A temporal phase unwrapping method based on N-ary coding is proposed to realize the 3D measurement of colorfully complex objects. When measuring an object with a large range of overall surface reflectivity, traditional stair-shaped patterns face the difficulty of quantization of an excessive number of fringe orders. During encoding, N-ary sinusoidal codewords are successively extracted from sinusoidal phase-shifting patterns to replace traditional quantized gray codewords. It is worth noting that the edges of the extracted N-ary codewords coincide with the 2π discontinuities of wrapped phases to reduce the mismatch. By numeral system conversion, N-ary sinusoidal codewords are embedded into different periods of projected patterns to achieve the encoding of fringe orders. During decoding, the differences between coded patterns and N-step sinusoidal phase-shifting patterns can be first used to calculate N-ary quantized patterns by a loose operation [Eq. (5)], and then a unique fringe order can be obtained by reverse numeral system conversion. To remove the mismatches caused by the defocusing and noise of the system, a fringe-order self-correction method [Eq. (10)] is used to correct the jump errors around the 2π discontinuities of wrapped phases.
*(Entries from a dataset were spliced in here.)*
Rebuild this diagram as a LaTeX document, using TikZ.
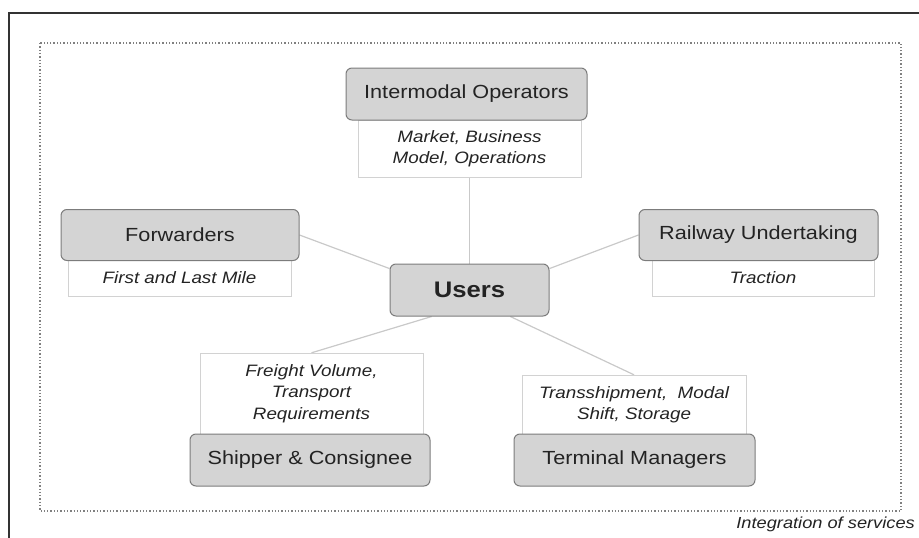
\documentclass[tikz,border=0pt]{standalone}
\usepackage{fontspec}
\setmainfont{Liberation Sans}[FakeStretch=1.14]
\usetikzlibrary{positioning,backgrounds}
\definecolor{boxfill}{HTML}{D4D4D4}
\definecolor{boxline}{HTML}{7C7C7C}
\definecolor{linkgray}{HTML}{C9C9C9}
\definecolor{descline}{HTML}{D2D2D2}
\definecolor{ink}{HTML}{232323}
\definecolor{framegray}{HTML}{333333}

\tikzset{
  actor/.style={draw=boxline, fill=boxfill, rounded corners=6pt, line width=1pt,
    text=ink, font=\fontsize{19}{23}\selectfont, minimum height=51pt, inner sep=0pt},
  role/.style={draw=descline, fill=white, text=ink,
    font=\fontsize{16.5}{21.5}\selectfont\itshape, align=center, inner sep=0pt},
  link/.style={draw=linkgray, line width=1.2pt},
}

\begin{document}
\begin{tikzpicture}[x=1pt,y=-1pt]
    \useasboundingbox (0,0) rectangle (919,538);

    % outer frame and service boundary
    \draw[framegray, line width=2pt] (9,538) -- (9,13) -- (919,13);
    \draw[gray, dotted, line width=1.3pt] (40,43) rectangle (901,511);
    \node[anchor=north east, text=ink, font=\fontsize{16}{20}\selectfont\itshape, inner sep=0pt] (integ) at (915,517) {Integration of services};

    % descriptions (behind the titles)
    \node[role, minimum width=223pt, minimum height=57pt] (imodesc) at (469.5,148.5) {Market, Business\\Model, Operations};
    \node[role, minimum width=223pt, minimum height=36pt] (fwddesc) at (179.5,278) {First and Last Mile};
    \node[role, minimum width=222pt, minimum height=36pt] (raildesc) at (763,278) {Traction};
    \node[role, minimum width=223pt, minimum height=81pt] (shipdesc) at (311.5,393.5) {Freight Volume,\\Transport\\Requirements};
    \node[role, minimum width=224pt, minimum height=59pt] (termdesc) at (634,404.5) {Transshipment,\ \ Modal\\Shift, Storage};

    % actors
    \node[actor, minimum width=241pt, minimum height=52pt] (imo) at (466.5,94) {Intermodal Operators};
    \node[actor, minimum width=238pt] (fwd) at (180,235) {Forwarders};
    \node[actor, minimum width=239pt] (rail) at (758.5,235) {Railway Undertaking};
    \node[actor, minimum width=240pt, minimum height=52pt] (ship) at (310,460) {Shipper \& Consignee};
    \node[actor, minimum width=241pt, minimum height=52pt] (term) at (634.5,460) {Terminal Managers};

    % centre
    \node[actor, minimum width=159pt, minimum height=52pt, font=\fontsize{22.5}{27}\selectfont\bfseries] (users) at (469.5,290) {Users};

    % links to the users
    \begin{scope}[on background layer]
      \draw[link] (imodesc.south) -- (users.north);
      \draw[link] (fwd.east) -- (users.165);
      \draw[link] (rail.west) -- (users.15);
      \draw[link] (users.215) -- (shipdesc.north);
      \draw[link] (users.327) -- (termdesc.north);
    \end{scope}
\end{tikzpicture}
\end{document}
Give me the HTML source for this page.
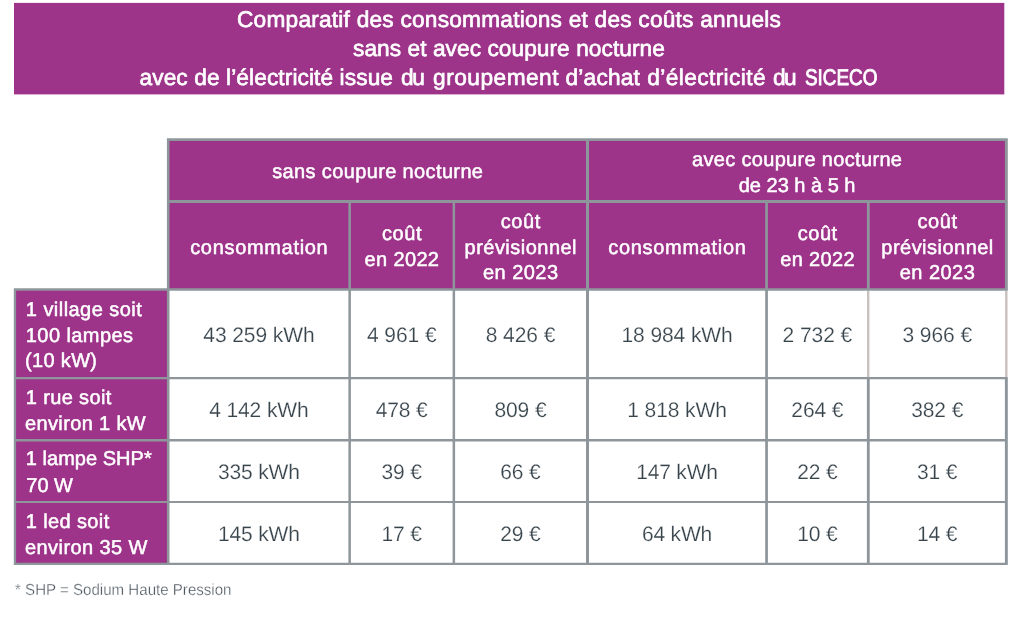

Finally, the absolute phase can be obtained by the collation of the corrected fringe orders and wrapped phases. In this paper, an object [Fig. 5 (a)] with several planes of known height is measured to verify the feasibility of the proposed method, and some colorfully complex scenes [Figs. 8 (a)-(c)] in our daily life are further measured to demonstrate its high performance.
A temporal phase unwrapping method based on N-ary coding is proposed. By extracting the codewords from phase-shifting patterns to replace additional stair-shaped codewords in the existing TPUAs, the proposed method makes encoding and decoding more flexible and efficient. The experimental results demonstrate that the proposed self-coding method features high robustness for measuring sharply discontinuous and colorful objects in practice.